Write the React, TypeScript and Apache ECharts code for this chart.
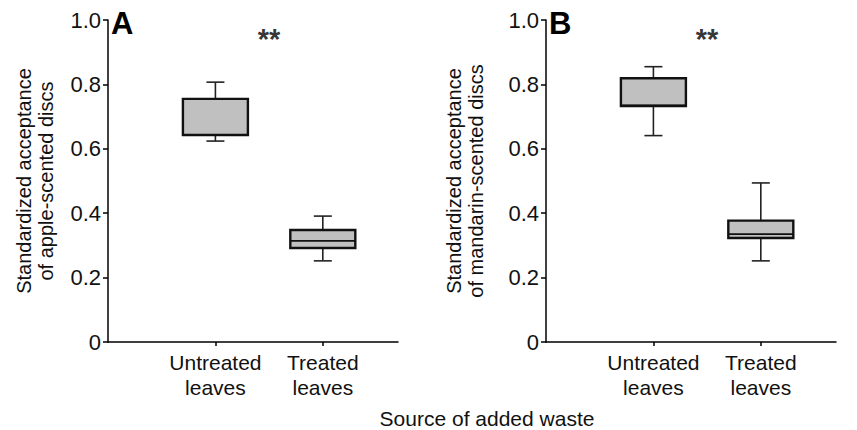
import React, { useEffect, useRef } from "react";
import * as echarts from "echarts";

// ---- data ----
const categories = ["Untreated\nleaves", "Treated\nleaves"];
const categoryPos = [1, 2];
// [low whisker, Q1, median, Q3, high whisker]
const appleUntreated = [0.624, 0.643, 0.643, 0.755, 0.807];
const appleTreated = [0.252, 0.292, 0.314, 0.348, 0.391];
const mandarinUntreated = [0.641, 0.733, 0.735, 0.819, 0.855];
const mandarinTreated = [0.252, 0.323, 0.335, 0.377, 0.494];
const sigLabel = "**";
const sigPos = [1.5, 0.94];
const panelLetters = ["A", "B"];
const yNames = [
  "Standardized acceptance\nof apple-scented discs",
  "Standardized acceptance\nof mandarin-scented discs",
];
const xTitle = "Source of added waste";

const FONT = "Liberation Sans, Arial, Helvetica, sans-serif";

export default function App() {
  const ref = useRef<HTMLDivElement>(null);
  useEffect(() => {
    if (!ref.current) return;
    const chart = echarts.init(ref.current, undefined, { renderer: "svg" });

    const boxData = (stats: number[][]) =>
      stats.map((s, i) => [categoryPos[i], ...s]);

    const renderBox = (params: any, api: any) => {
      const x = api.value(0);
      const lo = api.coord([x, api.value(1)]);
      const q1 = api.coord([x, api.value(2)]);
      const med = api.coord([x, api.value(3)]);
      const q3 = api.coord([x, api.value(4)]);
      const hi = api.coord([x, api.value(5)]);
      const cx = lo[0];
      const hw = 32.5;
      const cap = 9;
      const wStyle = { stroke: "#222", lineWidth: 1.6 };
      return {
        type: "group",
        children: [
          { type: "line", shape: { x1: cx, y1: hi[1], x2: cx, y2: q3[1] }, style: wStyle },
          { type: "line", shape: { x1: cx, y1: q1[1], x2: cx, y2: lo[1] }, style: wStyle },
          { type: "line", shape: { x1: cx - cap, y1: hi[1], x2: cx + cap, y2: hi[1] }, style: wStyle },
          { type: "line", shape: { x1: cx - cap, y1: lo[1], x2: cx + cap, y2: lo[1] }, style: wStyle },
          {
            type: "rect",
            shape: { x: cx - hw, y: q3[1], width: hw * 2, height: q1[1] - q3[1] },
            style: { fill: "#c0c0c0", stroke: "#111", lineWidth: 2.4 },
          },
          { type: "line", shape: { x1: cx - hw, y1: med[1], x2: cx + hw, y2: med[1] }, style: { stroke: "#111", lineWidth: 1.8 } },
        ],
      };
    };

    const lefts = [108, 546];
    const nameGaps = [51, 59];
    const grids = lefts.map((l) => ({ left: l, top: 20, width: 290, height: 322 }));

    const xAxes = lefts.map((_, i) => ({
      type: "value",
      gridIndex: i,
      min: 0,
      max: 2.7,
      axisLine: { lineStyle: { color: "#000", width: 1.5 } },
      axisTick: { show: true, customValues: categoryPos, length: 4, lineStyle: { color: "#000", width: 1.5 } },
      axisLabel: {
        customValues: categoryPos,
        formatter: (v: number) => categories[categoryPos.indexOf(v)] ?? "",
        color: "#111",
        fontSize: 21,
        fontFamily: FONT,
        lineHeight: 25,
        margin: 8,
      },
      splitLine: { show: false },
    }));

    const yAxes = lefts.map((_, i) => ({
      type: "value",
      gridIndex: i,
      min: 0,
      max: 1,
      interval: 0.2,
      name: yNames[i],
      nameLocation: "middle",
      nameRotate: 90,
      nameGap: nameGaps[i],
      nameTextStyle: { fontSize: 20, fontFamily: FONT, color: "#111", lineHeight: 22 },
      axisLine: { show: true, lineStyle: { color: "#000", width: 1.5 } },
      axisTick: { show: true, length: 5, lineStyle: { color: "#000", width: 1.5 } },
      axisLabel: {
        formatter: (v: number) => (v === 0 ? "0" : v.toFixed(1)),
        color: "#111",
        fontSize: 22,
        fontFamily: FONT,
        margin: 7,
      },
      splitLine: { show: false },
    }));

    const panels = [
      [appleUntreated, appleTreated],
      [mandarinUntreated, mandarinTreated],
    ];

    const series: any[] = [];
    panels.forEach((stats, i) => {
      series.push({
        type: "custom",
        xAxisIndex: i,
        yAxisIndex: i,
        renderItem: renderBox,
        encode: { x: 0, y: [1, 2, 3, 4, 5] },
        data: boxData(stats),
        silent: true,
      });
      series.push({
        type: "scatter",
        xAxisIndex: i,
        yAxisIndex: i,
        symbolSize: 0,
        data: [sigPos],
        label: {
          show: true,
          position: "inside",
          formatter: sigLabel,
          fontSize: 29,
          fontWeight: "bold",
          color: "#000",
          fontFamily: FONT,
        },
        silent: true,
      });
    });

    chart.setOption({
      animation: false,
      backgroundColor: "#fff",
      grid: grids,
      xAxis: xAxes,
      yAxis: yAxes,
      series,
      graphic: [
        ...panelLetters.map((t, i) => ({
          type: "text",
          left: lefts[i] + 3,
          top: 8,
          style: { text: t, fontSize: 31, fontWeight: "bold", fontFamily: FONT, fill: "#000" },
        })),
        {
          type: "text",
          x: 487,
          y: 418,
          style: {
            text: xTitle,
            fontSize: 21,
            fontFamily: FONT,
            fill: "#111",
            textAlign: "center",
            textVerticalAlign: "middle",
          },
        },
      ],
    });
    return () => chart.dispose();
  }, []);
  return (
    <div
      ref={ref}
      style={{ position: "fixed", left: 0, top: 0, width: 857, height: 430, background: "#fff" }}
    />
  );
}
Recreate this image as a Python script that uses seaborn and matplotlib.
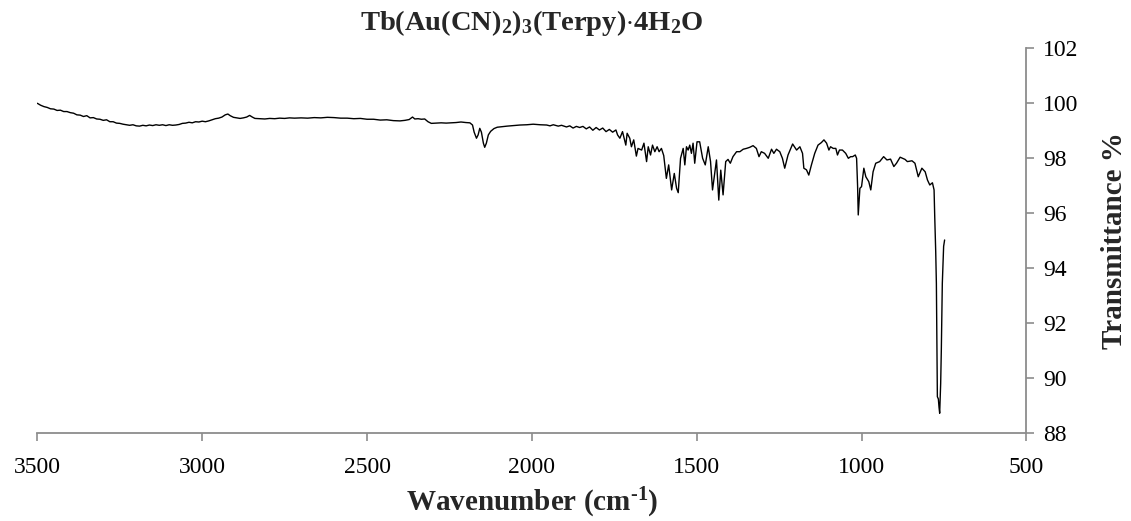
• • •
> _INSTRUCTIONS FOR THE TASK_:
In the entries above, find the line that contains "import * as", then repeat exactly every line from the first one through that line, with no pictures.

> _SOLUTION BELOW_:
Write the React, TypeScript and Apache ECharts code for this chart.
import React, { useEffect, useRef } from "react";
import * as echarts from "echarts";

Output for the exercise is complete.